(Credit: Shimon Gibson)
During new excavations at Jerusalem’s famous Mount Zion, archaeologists uncovered the remains of a possible mansion that dates to around 2,000 years-old. The dig leaders think the building and its contents could shed a good deal of light on the wealthy class of Jerusalem during the time of Jesus.
Artifacts and other clues suggest the mansion looks to be the home of an elite Jewish family during the early Roman period. The building would have been located close to the expansive complex of Herod the Great, and inside, excavators found traces of an exceptional bathroom and the shells of sea snails that were valued for their rich purple dye.
“If this turns out to be the priestly residence of a wealthy first-century Jewish family, it immediately connects not just to the elite of Jerusalem — the aristocrats, the rich and famous of that day — but to Jesus himself,” said James Tabor, the dig’s co-director, who is a scholar of early Christian history at the University of North Carolina at Charlotte.
“Jesus, in fact, criticizes the wealth of this class,” added Tabor. “He talks about their clothing and their long robes and their finery, and, in a sense, pokes fun at it. So for us to get closer to understanding that — to supplement the text — it could be really fascinating.”
Inside the building, the they discovered a vaulted bath chamber next to an underground Hebrew ritual cleansing pool called a mikveh — an arrangement that has been found elsewhere within elite complexes. Archaeologists had previously uncovered a nearly identical mikveh-bathroom combination, while digging up a palatial mansion in the nearby Jewish Quarter. That complex bore the inscription of a priestly Jewish family.
“It is only a stone’s throw away, and I wouldn’t hesitate to say that the people who made that bathroom probably were the same ones who made this one,” it reads in a statement made by archaeologist Shimon Gibson, the other co-director of the dig. “It’s almost identical, not only in the way it’s made, but also in the finishing touches, like the edge of the bath itself.”
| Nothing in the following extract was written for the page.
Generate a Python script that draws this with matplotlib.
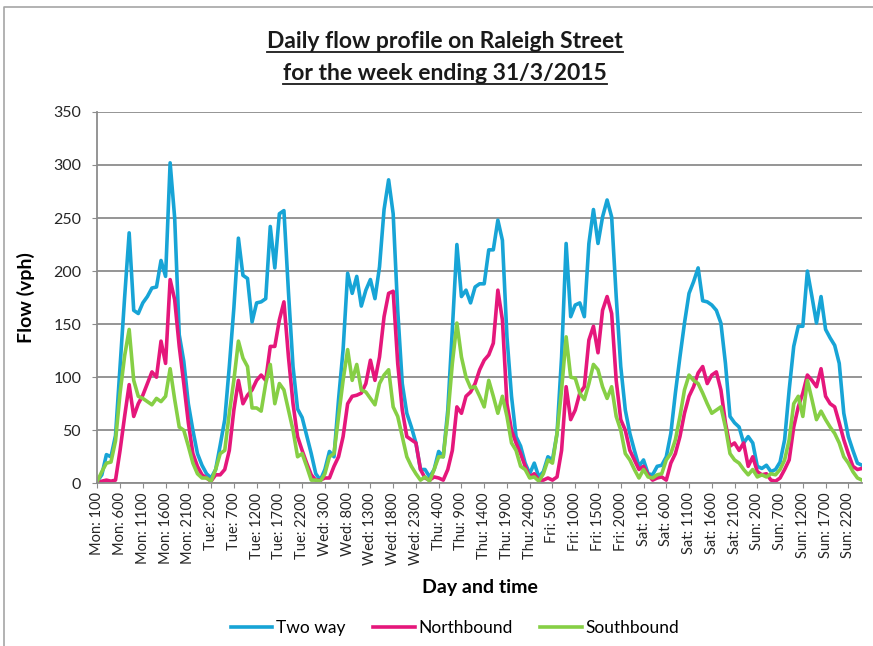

Researchers also unearthed a vast amount of murex shells in the building. Murex sea snails were the prime source of a very expensive and highly sought after natural purple dye that could be extracted from the animal’s secretions when still alive.
Even though it appeared that the shells, themselves, were not used to make the royal purple dye, they may have been used to identify different grades of the stain, which could vary between sea snail species. Gibson theorizes that the priestly class may have supervised or in some capacity oversaw the industry that supplied the dye for ritual garments.
The artifacts were discovered this past summer during a dig that lasted a month, and the findings have yet to be published in any peer-reviewed journal. The team plans to return to the Mount Zion site during both the summers of 2014 and 2015. After they complete the great deal of archaeological work they have yet to do, the researchers aspire for the ruins to eventually be open to visitors some time thereafter.